The roots of Enterprise Resource Planning (ERP) started in the late 1960s and early 1970s with the use of computers and computer systems in manufacturing companies. Those early applications of the computer as a tool to manipulate and store data began in the finance area. Finance used the computer to reduce manual record keeping and filing systems for payables, receivables, general ledger and payroll. The logical progression of the computer as a tool to help run the business was to apply computer capabilities on the operations side of the business, specifically to help plan, schedule and order material. This technique was called Material Requirements Planning (MRP). By the end of the 1970s, with computers now affordable for almost all businesses, thousands of companies began MRP implementations to better manage their businesses. Companies rushed to implement this new tool to help them better manage inventories, improve material shortage conditions on the factory floor, reduce purchasing costs and improve on-time customer delivery.
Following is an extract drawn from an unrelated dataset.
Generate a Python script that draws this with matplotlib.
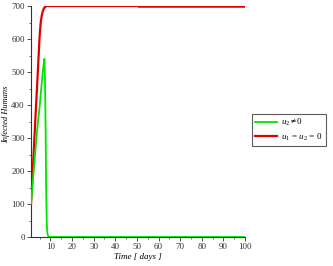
import matplotlib
matplotlib.use("Agg")
import matplotlib.pyplot as plt
from matplotlib.ticker import MultipleLocator

plt.rcParams['font.family'] = ['Liberation Serif', 'DejaVu Serif']
plt.rcParams['mathtext.fontset'] = 'custom'
plt.rcParams['mathtext.rm'] = 'Liberation Serif'
plt.rcParams['mathtext.it'] = 'Liberation Serif:italic'

# Data
t_red = [1, 2, 3, 4, 5, 5.5, 6, 6.5, 7, 7.5, 8, 8.5, 9, 20, 30, 40, 50, 51, 60, 70, 80, 90, 100]
red = [100, 225, 355, 480, 610, 650, 672, 685, 693, 697, 699, 700, 700, 700, 700, 700, 700, 698, 698, 698, 698, 698, 698]
t_green = [1, 2, 3, 4, 5, 6, 6.5, 7, 7.2, 7.5, 7.8, 8, 8.3, 8.6, 9, 10, 20, 30, 40, 50, 60, 70, 80, 90, 100]
green = [100, 180, 260, 335, 395, 470, 505, 530, 540, 470, 300, 150, 40, 10, 2, 0, 0, 0, 0, 0, 0, 0, 0, 0, 0]
labels = [r'$u_2 \neq 0$', r'$u_1\,=\,u_2\,=\,0$']

fig = plt.figure(figsize=(3.33, 2.66), dpi=100)
ax = fig.add_axes([31/333, 1-237/266, (245-31)/333, (237-6)/266])
lg, = ax.plot(t_green, green, color='#00e600', lw=1.3, label=labels[0], zorder=3)
lr, = ax.plot(t_red, red, color='#e00000', lw=1.6, label=labels[1], zorder=2)
ax.set_xlim(1, 100)
ax.set_ylim(0, 700)
ax.xaxis.set_major_locator(MultipleLocator(10))
ax.xaxis.set_minor_locator(MultipleLocator(5))
ax.yaxis.set_major_locator(MultipleLocator(100))
ax.yaxis.set_minor_locator(MultipleLocator(50))
for s in ['top', 'right']:
    ax.spines[s].set_visible(False)
for s in ['left', 'bottom']:
    ax.spines[s].set_linewidth(0.8)
    ax.spines[s].set_color('#333333')
ax.tick_params(which='major', length=3, width=0.6, labelsize=6.5, pad=1.5, colors='#333333')
ax.tick_params(which='minor', length=1.5, width=0.5, colors='#333333')
ax.set_xlabel('Time [ days ]', fontsize=6.5, style='italic', labelpad=1)
ax.set_ylabel('Infected Humans', fontsize=6, style='italic', va='center')
ax.yaxis.set_label_coords(-0.117, 0.53)

leg = fig.legend(handles=[lg, lr], labels=labels, loc='upper left',
                 bbox_to_anchor=(252/333, 1-114/266), fontsize=6.5,
                 frameon=True, fancybox=False, edgecolor='#333333', borderaxespad=0,
                 handlelength=2.4, borderpad=0.35, labelspacing=0.35, handletextpad=0.5)
leg.get_frame().set_linewidth(0.8)

fig.savefig('out.png', dpi=100)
As more companies began to implement and use MRP to plan, schedule and order material a select few companies began to realize that to yield the full benefit of MRP, it must be viewed and managed as a company operating system. This second generation of MRP, known as Manufacturing Resource Planning (MRPII) provided an expanded range of functional tools. This improved capability meant that all functions in the business, including senior management, sales, engineering, finance and quality, now began to utilize an integrated set of tools to help manage their operations.

The latest version of business system software is Enterprise Resource Planning. The ERP model (Figure 1) is a method to effectively manage the total resources in a business enterprise. Today, with the capability of current ERP systems, business system integration has been extended to the customer and the supply chain.